• _Data for this task_:
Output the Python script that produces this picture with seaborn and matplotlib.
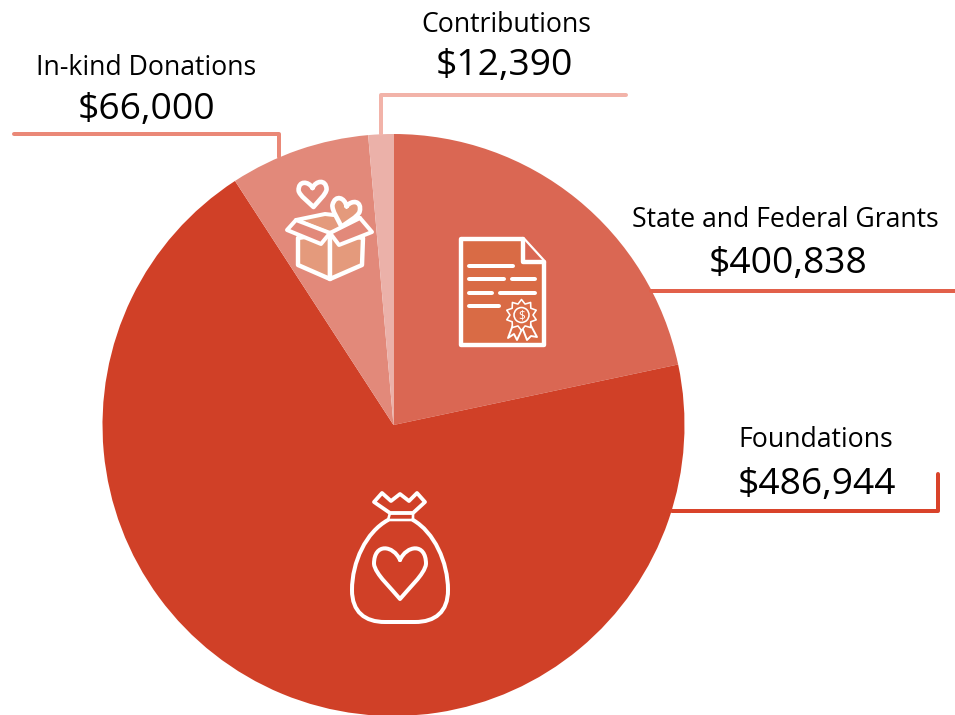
import matplotlib
matplotlib.use("Agg")
import numpy as np
import matplotlib.pyplot as plt
from matplotlib.path import Path
from matplotlib.patches import PathPatch, Circle, Polygon
import seaborn as sns

categories = ["State and Federal Grants", "Foundations", "In-kind Donations", "Contributions"]
amounts = [400838, 486944, 66000, 12390]
# Slice sizes as drawn in the picture (degrees of sweep); they are not proportional to the amounts.
slice_sweeps = [78, 249, 28, 5]
slice_colors = ["#DA6753", "#D04027", "#E2897A", "#EBB1A9"]

sns.set_theme(style="white")
plt.rcParams["font.family"] = ["Open Sans", "DejaVu Sans"]

fig = plt.figure(figsize=(9.55, 7.15), dpi=100)
ax = fig.add_axes([0, 0, 1, 1])
ax.pie(slice_sweeps, colors=sns.color_palette(slice_colors), center=(393.5, 425), radius=291,
       startangle=-90, counterclock=True, wedgeprops={"linewidth": 0})
ax.set_xlim(0, 955)
ax.set_ylim(715, 0)
ax.set_aspect("equal")
ax.axis("off")

PX = 0.72
TXT = "#000000"

def leader(pts, color):
    xs, ys = zip(*pts)
    ax.plot(xs, ys, color=color, lw=4 * PX, solid_capstyle="round", solid_joinstyle="round", zorder=3)

leader([(651, 290.5), (955, 290.5)], "#E2604A")
leader([(672, 511), (938, 511), (938, 474)], "#D9432A")
leader([(14, 133.5), (279, 133.5), (279, 157)], "#EA8877")
leader([(626, 94.5), (380.5, 94.5), (380.5, 134)], "#F2B3A9")

label_pos = [(785, 226.7, 788, 273), (816, 446.7, 816.5, 494), (146, 74.7, 146.5, 119), (506, 31.7, 504, 75)]
for name, val, (x1, y1, x2, y2) in zip(categories, amounts, label_pos):
    ax.text(x1, y1, name, ha="center", va="baseline", fontsize=19.2, color=TXT)
    ax.text(x2, y2, f"${val:,}", ha="center", va="baseline", fontsize=26.8, color=TXT)

def stroke(verts, codes=None, lw=3.2, fc="none", ec="white", z=5, close=False):
    if codes is None:
        codes = [Path.MOVETO] + [Path.LINETO] * (len(verts) - 1)
        if close:
            verts = list(verts) + [verts[0]]
            codes = codes + [Path.CLOSEPOLY]
    ax.add_patch(PathPatch(Path(verts, codes), fc=fc, ec=ec, lw=lw * PX, zorder=z,
                           capstyle="round", joinstyle="round"))

def heart(cx, top_dip, bottom, half_w, rot=0, lw=3.2, fc="none", z=5):
    """Outline of a heart, in pixel coordinates, rotated about its middle."""
    h = bottom - top_dip
    raw = [(0, 0),
           (0.25 * half_w, -0.38 * h), (half_w, -0.45 * h), (half_w, 0.1 * h),
           (0.96 * half_w, 0.36 * h), (0.3 * half_w, 0.75 * h), (0, h),
           (-0.3 * half_w, 0.75 * h), (-0.96 * half_w, 0.36 * h), (-half_w, 0.1 * h),
           (-half_w, -0.45 * h), (-0.25 * half_w, -0.38 * h), (0, 0)]
    a = np.deg2rad(rot)
    my = h / 2
    verts = []
    for x, y in raw:
        y0 = y - my
        verts.append((cx + x * np.cos(a) - y0 * np.sin(a), top_dip + my + x * np.sin(a) + y0 * np.cos(a)))
    codes = [Path.MOVETO] + [Path.CURVE4] * 12
    stroke(verts, codes, lw=lw, fc=fc, z=z)

# Money bag
stroke([(388, 520), (366, 532), (352, 562), (352, 590), (352, 612), (365, 622), (385, 622),
        (415, 622), (435, 622), (448, 612), (448, 590), (448, 562), (434, 532), (413, 520)],
       [Path.MOVETO] + [Path.CURVE4] * 6 + [Path.LINETO] + [Path.CURVE4] * 6, lw=4)
stroke([(374, 502), (382, 493), (391, 501), (400, 494), (409, 501), (417, 493), (425, 502),
        (413, 513), (390, 513)], close=True, lw=3.8)
stroke([(390, 513), (413, 513), (413, 520), (388, 520)], close=True, lw=2.6)
heart(400, 560, 599, 26, lw=4)

# Certificate
DOC = "#D96B45"
stroke([(461, 239), (523, 239), (544, 262), (544, 345), (461, 345)], close=True, fc=DOC, lw=4.4)
stroke([(523, 239), (523, 262), (544, 262)], lw=4.4, fc="#DA6753")
for x0, x1, y in [(469, 513, 266), (469, 504, 279), (512, 535, 279), (469, 492, 293),
                  (500, 535, 293), (469, 499, 306)]:
    ax.plot([x0, x1], [y, y], color="white", lw=4 * PX, solid_capstyle="round", zorder=6)
n = 10
theta = np.linspace(0, 2 * np.pi, 2 * n, endpoint=False)
rad = np.where(np.arange(2 * n) % 2 == 0, 15.5, 11.5)
ax.add_patch(Polygon(np.c_[521.5 + rad * np.sin(theta), 315 + rad * np.cos(theta)], closed=True,
                     fc=DOC, ec="white", lw=1.6 * PX, zorder=6, joinstyle="round"))
ax.add_patch(Circle((521.5, 315), 7.5, fc=DOC, ec="white", lw=1.6 * PX, zorder=7))
ax.text(521.5, 315.5, "$", ha="center", va="center", fontsize=8.5, color="white", zorder=8)
stroke([(514, 322), (508, 338), (514, 334), (517, 340), (523, 327)], lw=1.9, fc=DOC, z=5.5)
stroke([(529, 322), (537, 337), (531, 336), (527, 340), (522, 327)], lw=1.9, fc=DOC, z=5.5)

# Gift box
BOX = "#E49A7C"
stroke([(296, 220), (325, 214), (360, 218), (331, 234)], close=True, fc=BOX, lw=4)
heart(313, 188, 207, 14, rot=-3, lw=4.6, fc="#E2897A")
heart(344, 206, 227, 14, rot=14, lw=4.6, fc=BOX, z=5.1)
stroke([(298, 238), (298, 265), (330, 279), (330, 233)], close=True, fc=BOX, lw=4.4, z=5.2)
stroke([(363, 238), (362, 265), (330, 279), (330, 233)], close=True, fc=BOX, lw=4.4, z=5.2)
stroke([(296, 220), (287, 230), (321, 244), (330, 233)], close=True, fc="#E2897A", lw=4, z=5.3)
stroke([(360, 218), (372, 232), (339, 245), (330, 233)], close=True, fc="#E2897A", lw=4, z=5.3)

fig.savefig("out.png", dpi=100)
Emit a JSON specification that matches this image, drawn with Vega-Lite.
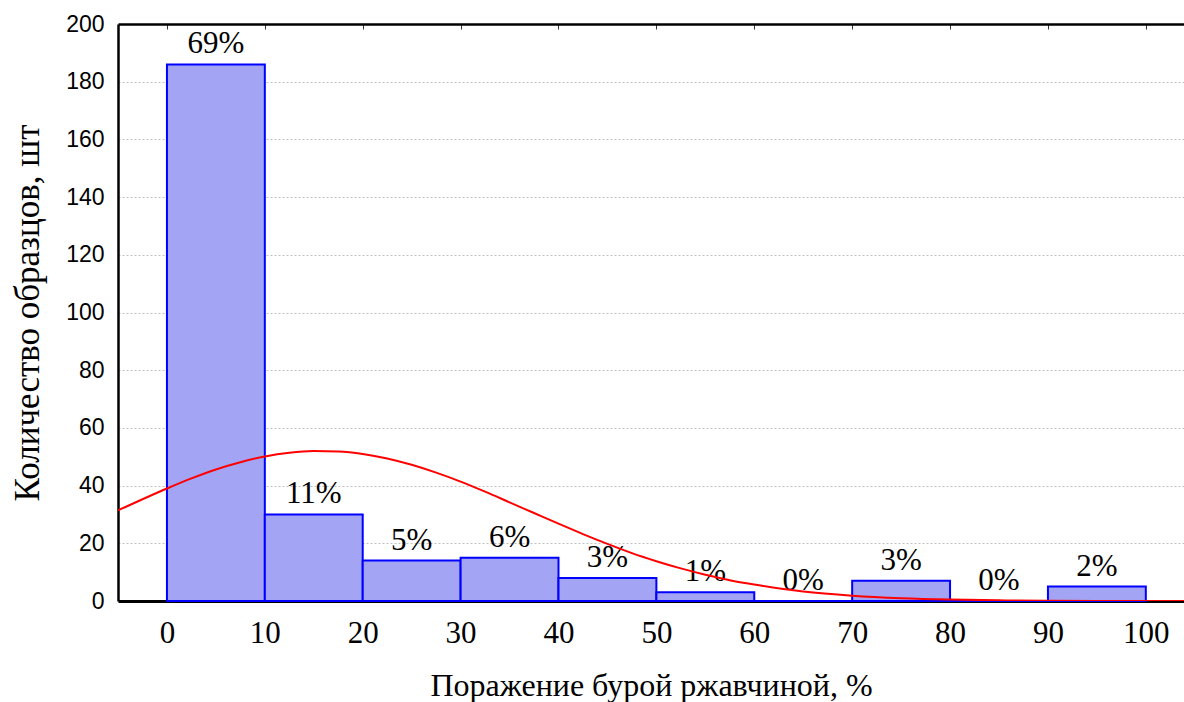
{
  "$schema": "https://vega.github.io/schema/vega-lite/v6.json",
  "autosize": {"type": "none"},
  "padding": {"left": 118, "top": 24, "right": 0, "bottom": 101},
  "width": 1066,
  "height": 577,
  "background": "white",
  "config": {"view": {"stroke": null}},
  "datasets": {
    "bins": [
      {"lo": 0, "hi": 10, "mid": 5, "count": 186, "pct": "69%"},
      {"lo": 10, "hi": 20, "mid": 15, "count": 30, "pct": "11%"},
      {"lo": 20, "hi": 30, "mid": 25, "count": 14, "pct": "5%"},
      {"lo": 30, "hi": 40, "mid": 35, "count": 15, "pct": "6%"},
      {"lo": 40, "hi": 50, "mid": 45, "count": 8, "pct": "3%"},
      {"lo": 50, "hi": 60, "mid": 55, "count": 3, "pct": "1%"},
      {"lo": 60, "hi": 70, "mid": 65, "count": 0, "pct": "0%"},
      {"lo": 70, "hi": 80, "mid": 75, "count": 7, "pct": "3%"},
      {"lo": 80, "hi": 90, "mid": 85, "count": 0, "pct": "0%"},
      {"lo": 90, "hi": 100, "mid": 95, "count": 5, "pct": "2%"}
    ],
    "curve": [
      {"x": -5, "y": 31.4}, {"x": 0, "y": 39.0}, {"x": 2.5, "y": 42.5}, {"x": 5, "y": 45.6},
      {"x": 7.5, "y": 48.1}, {"x": 10, "y": 50.1}, {"x": 12.5, "y": 51.4}, {"x": 15, "y": 51.96},
      {"x": 17.5, "y": 51.8}, {"x": 20, "y": 50.97}, {"x": 22.5, "y": 49.4}, {"x": 25, "y": 47.2},
      {"x": 27.5, "y": 44.5}, {"x": 30, "y": 41.4}, {"x": 32.5, "y": 37.9}, {"x": 35, "y": 34.2},
      {"x": 37.5, "y": 30.5}, {"x": 40, "y": 26.8}, {"x": 42.5, "y": 23.2}, {"x": 45, "y": 19.8},
      {"x": 47.5, "y": 16.6}, {"x": 50, "y": 13.8}, {"x": 52.5, "y": 11.3}, {"x": 55, "y": 9.1},
      {"x": 57.5, "y": 7.2}, {"x": 60, "y": 5.7}, {"x": 65, "y": 3.3}, {"x": 70, "y": 1.86},
      {"x": 75, "y": 0.98}, {"x": 80, "y": 0.49}, {"x": 85, "y": 0.23}, {"x": 90, "y": 0.1},
      {"x": 95, "y": 0.04}, {"x": 100, "y": 0.017}, {"x": 105, "y": 0.006}
    ]
  },
  "resolve": {"axis": {"x": "independent"}},
  "layer": [
    {
      "data": {"name": "bins"},
      "mark": {"type": "rect", "fill": "#a4a4f4", "stroke": "#0000ff", "strokeWidth": 2},
      "encoding": {
        "x": {
          "field": "lo", "type": "quantitative",
          "scale": {"domain": [-5, 103.9], "nice": false, "zero": false},
          "axis": {
            "orient": "bottom",
            "values": [0, 10, 20, 30, 40, 50, 60, 70, 80, 90, 100],
            "title": "Поражение бурой ржавчиной, %",
            "titleFont": "Liberation Serif", "titleFontSize": 32, "titleFontWeight": "normal",
            "titleColor": "black", "titlePadding": 22,
            "labelFont": "Liberation Serif", "labelFontSize": 31, "labelColor": "black",
            "labelPadding": 17, "ticks": false, "grid": false,
            "domainColor": "black", "domainWidth": 3
          }
        },
        "x2": {"field": "hi"},
        "y": {
          "field": "count", "type": "quantitative",
          "scale": {"domain": [0, 200], "nice": false},
          "axis": {
            "values": [0, 20, 40, 60, 80, 100, 120, 140, 160, 180, 200],
            "title": "Количество образцов, шт",
            "titleFont": "Liberation Serif", "titleFontSize": 35, "titleFontWeight": "normal",
            "titleColor": "black", "titlePadding": 20,
            "labelFont": "Liberation Sans", "labelFontSize": 23, "labelColor": "black",
            "labelPadding": 14, "ticks": false,
            "grid": true, "gridColor": "#c0c0c0", "gridDash": [2, 2], "gridWidth": 1,
            "domainColor": "black", "domainWidth": 2.5
          }
        },
        "y2": {"datum": 0}
      }
    },
    {
      "data": {"name": "bins"},
      "mark": {"type": "text", "font": "Liberation Serif", "fontSize": 31, "color": "black", "dy": -11, "baseline": "alphabetic"},
      "encoding": {
        "x": {"field": "mid", "type": "quantitative", "scale": {"domain": [-5, 103.9], "nice": false, "zero": false}, "axis": null},
        "y": {"field": "count", "type": "quantitative", "scale": {"domain": [0, 200], "nice": false}},
        "text": {"field": "pct"}
      }
    },
    {
      "data": {"name": "curve"},
      "mark": {"type": "line", "color": "#ff0000", "strokeWidth": 2, "interpolate": "monotone", "clip": true},
      "encoding": {
        "x": {
          "field": "x", "type": "quantitative",
          "scale": {"domain": [-5, 103.9], "nice": false, "zero": false},
          "axis": {
            "orient": "top", "values": [0, 10, 20, 30, 40, 50, 60, 70, 80, 90, 100],
            "labels": false, "title": null, "grid": false,
            "ticks": true, "tickSize": -5, "tickColor": "#333333", "tickWidth": 1,
            "domainColor": "black", "domainWidth": 2.5
          }
        },
        "y": {"field": "y", "type": "quantitative", "scale": {"domain": [0, 200], "nice": false}}
      }
    }
  ]
}
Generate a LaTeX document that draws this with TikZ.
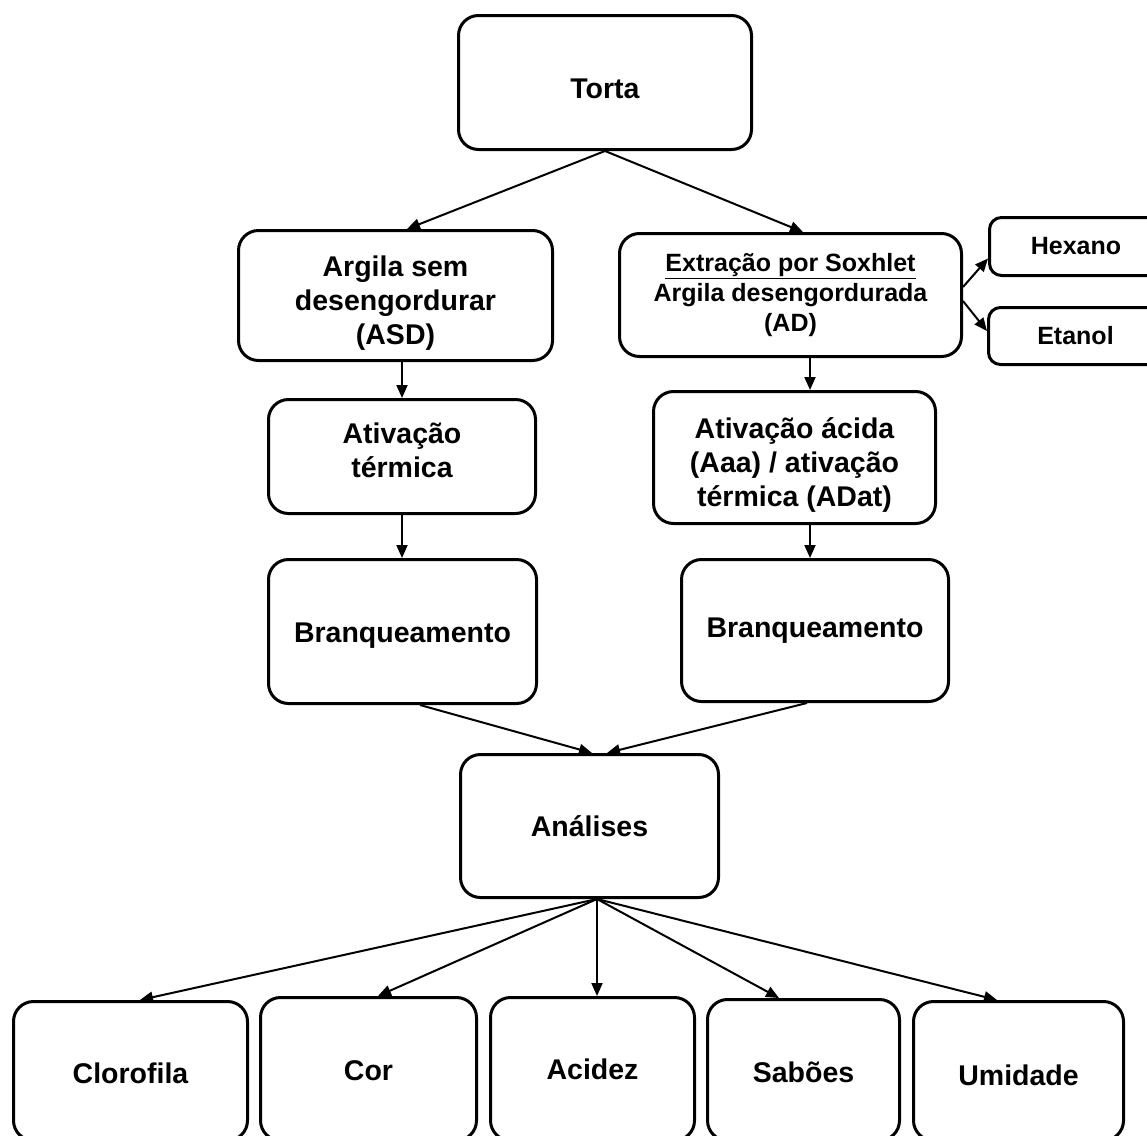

• _Exercise task_:
List all lines holding the string "with".

• _Response_:
Output the Python script that produces this picture with seaborn and matplotlib.
Emit a JSON specification that matches this image, drawn with Vega-Lite.
Generate a LaTeX document that draws this with TikZ.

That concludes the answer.